Wednesday, January 23, 2019

Thoughts on the 2019 Hall of Fame class

This year's inductees to Cooperstown are a tale of two electoral bodies. While I hate the media, I'll give the BBWAA credit for getting this year's election right: Mariano Rivera, Edgar Martinez, Mike Mussina, and Roy Halladay are all, in my mind, worthy of induction, so congratulations to them. It was well deserved.

The Veterans Committee, on the other hand, laid a giant egg. Harold Baines and Lee Smith were both fine players, but neither one reached the heights I would expect from a legitimate Hall of Famer.

I suppose you could make the argument that Lee Smith was one of the most dominant relievers in the game in the '80s, but once the '90s came around, he became a consistent-but-not-dominant one-inning closer. To me, that makes him nothing but a guy who had a good career. By the time I started following baseball in the '90s, I don't recall anyone talking about him as though he were a legend. He was most notable for being the all-time saves leader for a while, but then, so was Jeff Reardon. Granted, it's not as though a great player can't slip below the radar, but in this case, I think the general perception is about right.

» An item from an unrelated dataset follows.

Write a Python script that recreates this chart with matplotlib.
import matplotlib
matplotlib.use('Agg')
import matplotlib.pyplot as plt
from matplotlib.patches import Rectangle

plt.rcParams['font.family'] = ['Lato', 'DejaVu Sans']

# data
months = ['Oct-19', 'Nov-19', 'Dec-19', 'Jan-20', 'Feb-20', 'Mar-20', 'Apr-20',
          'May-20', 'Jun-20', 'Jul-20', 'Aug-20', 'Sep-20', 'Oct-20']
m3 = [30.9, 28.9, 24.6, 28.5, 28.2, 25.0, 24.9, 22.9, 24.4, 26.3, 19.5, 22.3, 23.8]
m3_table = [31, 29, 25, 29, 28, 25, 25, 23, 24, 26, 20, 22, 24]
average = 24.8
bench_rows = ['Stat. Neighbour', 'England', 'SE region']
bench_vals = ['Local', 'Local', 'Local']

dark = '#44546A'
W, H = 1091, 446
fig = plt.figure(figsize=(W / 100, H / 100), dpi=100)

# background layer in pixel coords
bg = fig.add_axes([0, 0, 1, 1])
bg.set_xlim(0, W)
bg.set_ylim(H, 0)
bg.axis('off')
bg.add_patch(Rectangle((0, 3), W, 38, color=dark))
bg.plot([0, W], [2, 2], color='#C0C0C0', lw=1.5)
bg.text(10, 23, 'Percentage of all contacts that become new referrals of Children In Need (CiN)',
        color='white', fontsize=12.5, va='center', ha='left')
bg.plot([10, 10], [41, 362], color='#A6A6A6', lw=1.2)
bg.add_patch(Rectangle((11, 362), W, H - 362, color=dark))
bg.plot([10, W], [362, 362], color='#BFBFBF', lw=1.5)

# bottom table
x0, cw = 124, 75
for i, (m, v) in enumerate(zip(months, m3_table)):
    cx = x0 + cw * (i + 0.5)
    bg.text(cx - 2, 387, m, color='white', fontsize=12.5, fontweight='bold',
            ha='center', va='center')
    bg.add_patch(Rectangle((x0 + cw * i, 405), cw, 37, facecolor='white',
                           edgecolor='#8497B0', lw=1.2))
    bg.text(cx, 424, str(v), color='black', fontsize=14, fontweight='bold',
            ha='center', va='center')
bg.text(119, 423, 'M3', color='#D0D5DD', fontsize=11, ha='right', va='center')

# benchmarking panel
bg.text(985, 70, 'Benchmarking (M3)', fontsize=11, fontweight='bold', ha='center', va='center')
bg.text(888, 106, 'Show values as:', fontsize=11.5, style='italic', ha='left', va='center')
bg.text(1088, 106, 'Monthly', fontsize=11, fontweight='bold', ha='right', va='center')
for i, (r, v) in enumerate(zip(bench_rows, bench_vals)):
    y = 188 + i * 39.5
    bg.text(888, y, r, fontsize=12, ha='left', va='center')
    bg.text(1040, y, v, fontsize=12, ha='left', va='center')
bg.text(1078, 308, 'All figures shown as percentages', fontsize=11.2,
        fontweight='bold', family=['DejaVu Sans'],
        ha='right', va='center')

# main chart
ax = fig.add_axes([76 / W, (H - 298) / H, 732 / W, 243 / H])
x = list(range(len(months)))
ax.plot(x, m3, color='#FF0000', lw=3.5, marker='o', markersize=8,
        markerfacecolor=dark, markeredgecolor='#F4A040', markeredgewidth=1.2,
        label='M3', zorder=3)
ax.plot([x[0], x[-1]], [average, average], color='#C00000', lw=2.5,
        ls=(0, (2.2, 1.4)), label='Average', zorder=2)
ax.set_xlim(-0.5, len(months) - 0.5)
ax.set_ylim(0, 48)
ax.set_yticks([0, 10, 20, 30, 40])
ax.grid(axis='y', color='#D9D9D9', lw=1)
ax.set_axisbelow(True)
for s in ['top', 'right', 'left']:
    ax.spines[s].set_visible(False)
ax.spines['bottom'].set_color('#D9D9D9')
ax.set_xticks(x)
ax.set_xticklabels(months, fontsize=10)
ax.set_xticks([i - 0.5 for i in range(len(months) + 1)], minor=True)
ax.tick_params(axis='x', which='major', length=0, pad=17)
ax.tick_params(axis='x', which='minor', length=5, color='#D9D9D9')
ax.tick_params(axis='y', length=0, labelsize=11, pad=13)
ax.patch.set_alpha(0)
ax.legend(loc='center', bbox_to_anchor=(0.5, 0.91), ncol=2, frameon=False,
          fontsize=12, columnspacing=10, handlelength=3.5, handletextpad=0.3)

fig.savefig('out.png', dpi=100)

Baines is another guy who got a lot of talk but ultimately no induction from the writers. He was a beloved player on Chicago's South Side during the '80s, and in the '90s he made a good career out of being a veteran bat for potential contenders to round out their lineup with. Like the word "feared" with Jim Rice, the label Baines acquired was "professional hitter." It suited him well, as he was primarily a DH from 1987 on, and he was pretty consistent year after year. He was never, however, a serious MVP candidate, nor did he ever hit more than 29 homers in a season. According to Baseball Reference, his 162 Game Average is 22 homers, 93 RBI, and a .289/.356/.465 batting line. Not bad, but when the only reason you have a job is to wield the lumber, you need to do much better than that if you want to be considered an immortal. Really disappointed in this choice, even more so than Smith.

The Hall of Fame voters have made a lot of blunders over the years, and the more they make in this era of better data, it gets harder for me to take induction all that seriously. Still, it's nice to see the truly great players get recognized, so my hat is off to them.

The Hall of Famers' First Major League Home Runs post has been appropriately updated.